TASK GOAL: Every line below is to be copied exactly, with the pictures left out.
-- Begin DATA SHOWN --
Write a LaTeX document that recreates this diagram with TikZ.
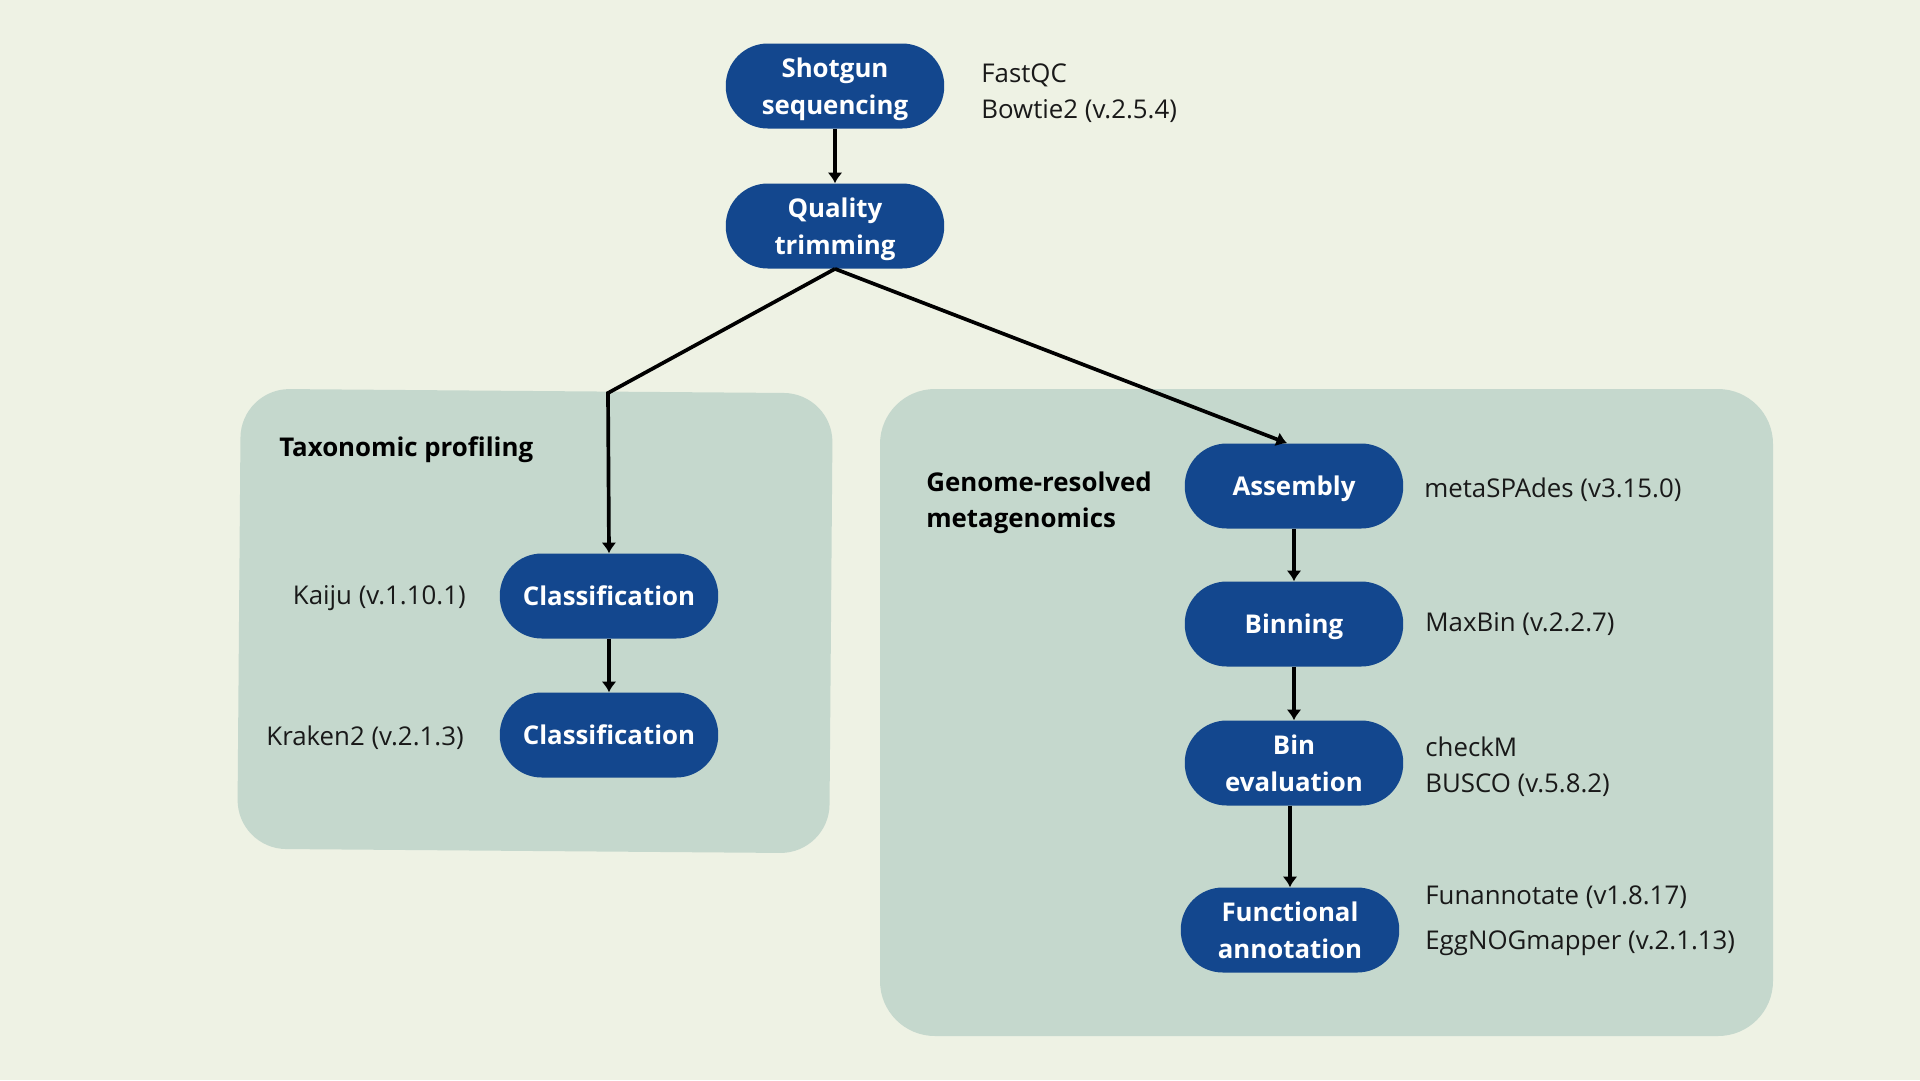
\documentclass[tikz,border=0pt]{standalone}
\usepackage{fontspec}
\setmainfont{Open Sans}
\usetikzlibrary{arrows.meta}
\definecolor{bgcream}{HTML}{EEF2E4}
\definecolor{panelgreen}{HTML}{C5D8CD}
\definecolor{stageblue}{HTML}{13478E}
\tikzset{
  stage/.style={fill=stageblue, text=white, font=\bfseries\fontsize{14.7}{20.4}\selectfont,
    rounded corners=0.84cm, minimum width=4.37cm, minimum height=1.7cm, align=center, inner sep=0pt,
    execute at begin node={\rule{0pt}{14pt}}, execute at end node={\rule[-3.5pt]{0pt}{0pt}}},
  pair/.style={font=\bfseries\fontsize{14.7}{21}\selectfont, text depth=0pt},
  tool/.style={font=\fontsize{14.7}{20.4}\selectfont, text=black!90, align=left, inner sep=0pt},
  title/.style={font=\bfseries\fontsize{14.7}{20.4}\selectfont, align=left, anchor=west, inner sep=0pt},
  flow/.style={-{Latex[length=6pt,width=8.5pt]}, line width=2.1pt},
}
\begin{document}
\begin{tikzpicture}[x=0.02cm, y=-0.02cm]
\fill[bgcream] (0,0) rectangle (1920,1080);
% panels
\fill[panelgreen, rounded corners=0.98cm, rotate around={-0.45:(535,621)}] (239,391) rectangle (831,851);
\fill[panelgreen, rounded corners=1.1cm] (880,389) rectangle (1773,1036);

\node[title] (Tax title) at (279,449.5) {Taxonomic profiling};
\node[title] (Gen title) at (926,502.5) {Genome-resolved\\metagenomics};

\node[stage, pair] (Shotgun) at (835,86) {Shotgun\\sequencing};
\node[stage, pair] (Quality) at (835,226) {Quality\\trimming};
\node[tool, anchor=west] (Shotgun tools) at (981,93.5) {FastQC\\Bowtie2 (v.2.5.4)};

\node[stage] (Class 1) at (609,596) {Classification};
\node[stage] (Class 2) at (609,735) {Classification};
\node[tool, anchor=east] (Kaiju) at (466,598.5) {Kaiju (v.1.10.1)};
\node[tool, anchor=east] (Kraken) at (464,737.5) {Kraken2 (v.2.1.3)};

\node[stage] (Assembly) at (1294,486) {Assembly};
\node[stage] (Binning) at (1294,624) {Binning};
\node[stage, pair] (Bin eval) at (1294,763) {Bin\\evaluation};
\node[stage, pair] (Functional) at (1290,930) {Functional\\annotation};
\node[tool, anchor=west] (Assembly tools) at (1424,489.5) {metaSPAdes (v3.15.0)};
\node[tool, anchor=west] (Binning tools) at (1425,624.5) {MaxBin (v.2.2.7)};
\node[tool, anchor=west] (Bin eval tools) at (1425,767) {checkM\\BUSCO (v.5.8.2)};
\node[tool, anchor=west] (Functional tools) at (1425,920.5) {Funannotate (v1.8.17)\\[5pt]EggNOGmapper (v.2.1.13)};

\coordinate (fork) at (608,393);
\draw[flow] (Shotgun) -- (Quality);
\draw[flow] (Quality.south) -- (fork) -- (Class 1.north);
\draw[flow] (Quality.south) -- ([xshift=-0.14cm]Assembly.north);
\draw[flow] (Class 1) -- (Class 2);
\draw[flow] (Assembly) -- (Binning);
\draw[flow] (Binning) -- (Bin eval);
\draw[flow] (Bin eval.south -| Functional.north) -- (Functional);
\end{tikzpicture}
\end{document}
-- End DATA SHOWN --
REPLY:
Write a LaTeX document that recreates this diagram with TikZ.
\documentclass[tikz,border=0pt]{standalone}
\usepackage{fontspec}
\setmainfont{Open Sans}
\usetikzlibrary{arrows.meta}
\definecolor{bgcream}{HTML}{EEF2E4}
\definecolor{panelgreen}{HTML}{C5D8CD}
\definecolor{stageblue}{HTML}{13478E}
\tikzset{
  stage/.style={fill=stageblue, text=white, font=\bfseries\fontsize{14.7}{20.4}\selectfont,
    rounded corners=0.84cm, minimum width=4.37cm, minimum height=1.7cm, align=center, inner sep=0pt,
    execute at begin node={\rule{0pt}{14pt}}, execute at end node={\rule[-3.5pt]{0pt}{0pt}}},
  pair/.style={font=\bfseries\fontsize{14.7}{21}\selectfont, text depth=0pt},
  tool/.style={font=\fontsize{14.7}{20.4}\selectfont, text=black!90, align=left, inner sep=0pt},
  title/.style={font=\bfseries\fontsize{14.7}{20.4}\selectfont, align=left, anchor=west, inner sep=0pt},
  flow/.style={-{Latex[length=6pt,width=8.5pt]}, line width=2.1pt},
}
\begin{document}
\begin{tikzpicture}[x=0.02cm, y=-0.02cm]
\fill[bgcream] (0,0) rectangle (1920,1080);
% panels
\fill[panelgreen, rounded corners=0.98cm, rotate around={-0.45:(535,621)}] (239,391) rectangle (831,851);
\fill[panelgreen, rounded corners=1.1cm] (880,389) rectangle (1773,1036);

\node[title] (Tax title) at (279,449.5) {Taxonomic profiling};
\node[title] (Gen title) at (926,502.5) {Genome-resolved\\metagenomics};

\node[stage, pair] (Shotgun) at (835,86) {Shotgun\\sequencing};
\node[stage, pair] (Quality) at (835,226) {Quality\\trimming};
\node[tool, anchor=west] (Shotgun tools) at (981,93.5) {FastQC\\Bowtie2 (v.2.5.4)};

\node[stage] (Class 1) at (609,596) {Classification};
\node[stage] (Class 2) at (609,735) {Classification};
\node[tool, anchor=east] (Kaiju) at (466,598.5) {Kaiju (v.1.10.1)};
\node[tool, anchor=east] (Kraken) at (464,737.5) {Kraken2 (v.2.1.3)};

\node[stage] (Assembly) at (1294,486) {Assembly};
\node[stage] (Binning) at (1294,624) {Binning};
\node[stage, pair] (Bin eval) at (1294,763) {Bin\\evaluation};
\node[stage, pair] (Functional) at (1290,930) {Functional\\annotation};
\node[tool, anchor=west] (Assembly tools) at (1424,489.5) {metaSPAdes (v3.15.0)};
\node[tool, anchor=west] (Binning tools) at (1425,624.5) {MaxBin (v.2.2.7)};
\node[tool, anchor=west] (Bin eval tools) at (1425,767) {checkM\\BUSCO (v.5.8.2)};
\node[tool, anchor=west] (Functional tools) at (1425,920.5) {Funannotate (v1.8.17)\\[5pt]EggNOGmapper (v.2.1.13)};

\coordinate (fork) at (608,393);
\draw[flow] (Shotgun) -- (Quality);
\draw[flow] (Quality.south) -- (fork) -- (Class 1.north);
\draw[flow] (Quality.south) -- ([xshift=-0.14cm]Assembly.north);
\draw[flow] (Class 1) -- (Class 2);
\draw[flow] (Assembly) -- (Binning);
\draw[flow] (Binning) -- (Bin eval);
\draw[flow] (Bin eval.south -| Functional.north) -- (Functional);
\end{tikzpicture}
\end{document}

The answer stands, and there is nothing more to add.